Peter Lynch Stock ‘PEG’ Hit Crisis-Level Low in Last Week's Rout
(Bloomberg) -- For an investor with a fair amount of faith in Corporate America’s ability to churn out profits, equities got almost historically cheap during the worst of the Christmas sell-off.
At Wednesday’s low, the S&P 500’s forward price-earnings ratio came out to 0.85 times the rate at which analysts expect profits to rise over the next five years, according to a model kept by Yardeni Research Inc. It’s just a tool, one with a spotty record for market timers, but right now it’s depressed.
The multiple, a version of something known as the PEG ratio that famous investors like Fidelity’s Peter Lynch favored, matched levels at the bottom of the financial crisis. Adjusting P/Es for growth is one way of showing how stocks have become unhinged from earnings -- or earnings estimates, anyway -- after a three-month decline drove the S&P 500 to the brink of a bear market.
Extreme readings in the PEG reflect both below-average valuations and the still relatively bright view Wall Street takes of future profit growth. Therein lies its utility for someone who thinks a standard P/Es is too static -- and therein lies a defect, too.

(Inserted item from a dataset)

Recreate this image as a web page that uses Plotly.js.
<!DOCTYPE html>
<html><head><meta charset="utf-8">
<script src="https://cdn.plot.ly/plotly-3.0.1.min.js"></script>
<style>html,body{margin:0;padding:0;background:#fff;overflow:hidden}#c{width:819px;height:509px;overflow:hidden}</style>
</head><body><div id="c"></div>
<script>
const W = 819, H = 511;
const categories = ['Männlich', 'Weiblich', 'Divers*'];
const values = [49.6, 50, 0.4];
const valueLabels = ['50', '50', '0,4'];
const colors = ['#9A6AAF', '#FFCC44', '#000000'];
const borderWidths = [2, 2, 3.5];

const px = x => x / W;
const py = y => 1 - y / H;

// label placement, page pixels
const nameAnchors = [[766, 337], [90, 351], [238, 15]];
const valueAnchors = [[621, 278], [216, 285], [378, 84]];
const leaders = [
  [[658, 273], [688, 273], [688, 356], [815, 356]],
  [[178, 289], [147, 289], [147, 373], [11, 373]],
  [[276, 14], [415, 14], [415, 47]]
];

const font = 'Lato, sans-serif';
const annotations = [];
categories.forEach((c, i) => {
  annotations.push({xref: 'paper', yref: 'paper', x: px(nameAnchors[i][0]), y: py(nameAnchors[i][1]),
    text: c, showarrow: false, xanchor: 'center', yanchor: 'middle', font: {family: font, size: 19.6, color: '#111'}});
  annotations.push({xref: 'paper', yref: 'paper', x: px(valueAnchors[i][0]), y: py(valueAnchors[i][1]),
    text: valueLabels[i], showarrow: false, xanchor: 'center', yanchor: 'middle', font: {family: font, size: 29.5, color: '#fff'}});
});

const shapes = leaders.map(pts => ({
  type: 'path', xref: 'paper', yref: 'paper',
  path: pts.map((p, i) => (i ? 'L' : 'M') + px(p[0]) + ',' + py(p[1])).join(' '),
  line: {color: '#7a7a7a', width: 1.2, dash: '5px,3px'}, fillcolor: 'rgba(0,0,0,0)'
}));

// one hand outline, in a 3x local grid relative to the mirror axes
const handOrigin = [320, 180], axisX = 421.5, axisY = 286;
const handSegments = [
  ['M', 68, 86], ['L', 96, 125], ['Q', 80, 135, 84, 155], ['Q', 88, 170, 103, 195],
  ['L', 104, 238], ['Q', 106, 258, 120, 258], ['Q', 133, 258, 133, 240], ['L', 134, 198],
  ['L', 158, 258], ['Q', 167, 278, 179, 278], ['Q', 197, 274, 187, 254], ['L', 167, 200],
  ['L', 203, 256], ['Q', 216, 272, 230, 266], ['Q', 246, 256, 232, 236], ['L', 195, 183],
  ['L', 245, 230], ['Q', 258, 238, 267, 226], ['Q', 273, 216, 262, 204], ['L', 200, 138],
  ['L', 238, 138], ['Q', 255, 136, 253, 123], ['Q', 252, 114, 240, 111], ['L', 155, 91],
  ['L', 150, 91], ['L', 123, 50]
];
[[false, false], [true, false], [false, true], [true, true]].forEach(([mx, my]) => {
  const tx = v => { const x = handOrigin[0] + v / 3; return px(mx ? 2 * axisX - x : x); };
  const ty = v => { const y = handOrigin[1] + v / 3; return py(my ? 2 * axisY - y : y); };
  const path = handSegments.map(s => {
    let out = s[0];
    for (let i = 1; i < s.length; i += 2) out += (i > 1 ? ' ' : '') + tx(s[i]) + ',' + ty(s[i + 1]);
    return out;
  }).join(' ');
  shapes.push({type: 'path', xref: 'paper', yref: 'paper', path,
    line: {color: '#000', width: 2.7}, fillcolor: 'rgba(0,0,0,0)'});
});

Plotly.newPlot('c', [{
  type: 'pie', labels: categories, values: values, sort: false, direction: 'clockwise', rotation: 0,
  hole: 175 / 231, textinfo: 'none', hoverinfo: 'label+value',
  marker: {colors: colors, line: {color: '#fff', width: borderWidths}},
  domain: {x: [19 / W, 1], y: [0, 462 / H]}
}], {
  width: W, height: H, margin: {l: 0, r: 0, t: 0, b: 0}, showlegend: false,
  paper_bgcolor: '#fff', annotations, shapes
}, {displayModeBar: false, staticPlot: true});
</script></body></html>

“A fatal flaw in the model right now would be if in fact we fall into a recession, in which case the P/Es could go even lower,” said Ed Yardeni, the president of his namesake research firm. “But if you agree with me and others that there is no recession out there, only slower growth, and slower growth also means the Fed is done for a while, then this is another buying opportunity.”
About $6 trillion has been erased from equity values since the market’s peak in September as the Federal Reserve’s rate hike and lingering U.S-China trade tensions fueled concern economic growth will slow. At Wednesday’s low, the S&P 500 was two points away from entering a bear market decline of 20 percent.
Ironically, all the losses are coming in a quarter when S&P 500 companies are expected to report a 13 percent increase in earnings. How odd is that? If analyst estimates come true for the quarter, it’d be the fourth time during the last two decades where a 10 percent decline in stocks coincided with a profit expansion of that size, data compiled by Bloomberg showed.
While the PEG ratio highlights the upward trajectory of growth, its record as a tool for market timing is mixed. The S&P 500’s PEG ratio has averaged 1.3 since 1995, spending most of the time above 1, based on Yardeni’s data. The ratio fell below the threshold for the first time during the fourth quarter of 2008, just months before the bottom of the 2007-2009 bear market.
At the same time, investors who followed the ratio to sell in 1998, 2004 and 2009 would have missed some of the biggest rallies. The PEG’s bottom in late 2000 also sent a false buy signal as the dot-com crash didn’t end until 2002.
One reason that valuation metrics such as the PEG ratio do a poor job in identifying market turns is that they fail to account for things like fiscal policies and business cycles, according to Julian Emanuel, chief equity and derivatives strategist at BTIG LLC In New York.
“The biggest macro force that has distorted the utility of this PEG ratio is this one-time boost to earnings from tax cuts,” Emanuel said. “Part of the reason that the market suspects the returns you’ve had in stocks this year is the whole idea that this one-time boost to earnings has essentially created the psychology of peak everything. It’s very hard to disentangle what the normal is, given the extreme abnormality of earnings growth this year.”
In his 1989 book “One Up on Wall Street,” Lynch wrote that a stock is fairly valued when its PEG ratio equals 1. He produced average annual returns of 29 percent managing Fidelity’s Magellan Fund from 1977 to 1990, almost double the gain in the S&P 500 over the same period.
While the earnings machine that has powered the bull market toward its 10th anniversary is poised to decelerate, there are few signs of its collapse. With the tax cuts largely reflected, profit growth will slow to half the pace seen in 2018 over the next two years. But at an average 10 percent, it’s pretty much in line with the historic rate since 1998.
That’s good news for investors at a time when valuations have resisted expansion. At about 14.4 times forecast earnings, the index’s P/E is 12 percent below its average in the past two decades, data compiled by Bloomberg showed.
Today, 132 companies in the S&P 500 with expected earnings growth, including Celgene Corp., Discovery Inc., and Bank of America Corp., have a PEG ratio below 1. A year ago, only 38 stocks were that low.
Earnings don’t seem to matter now because recession fears are ruling sentiment, but they eventually will, according to Tobias Levkovich, chief U.S. equity strategist at Citigroup.
“Clients tell us that they do not see a recession in 2019 and many do not discern one before 2021, but concerns abound given the possibility that a feedback loop forms,” he wrote in a note. “We believe that the selloff has been extreme and unwarranted, with investors, who have longer-term time horizons, getting an opportunity to buy when the bargains are in front of them.”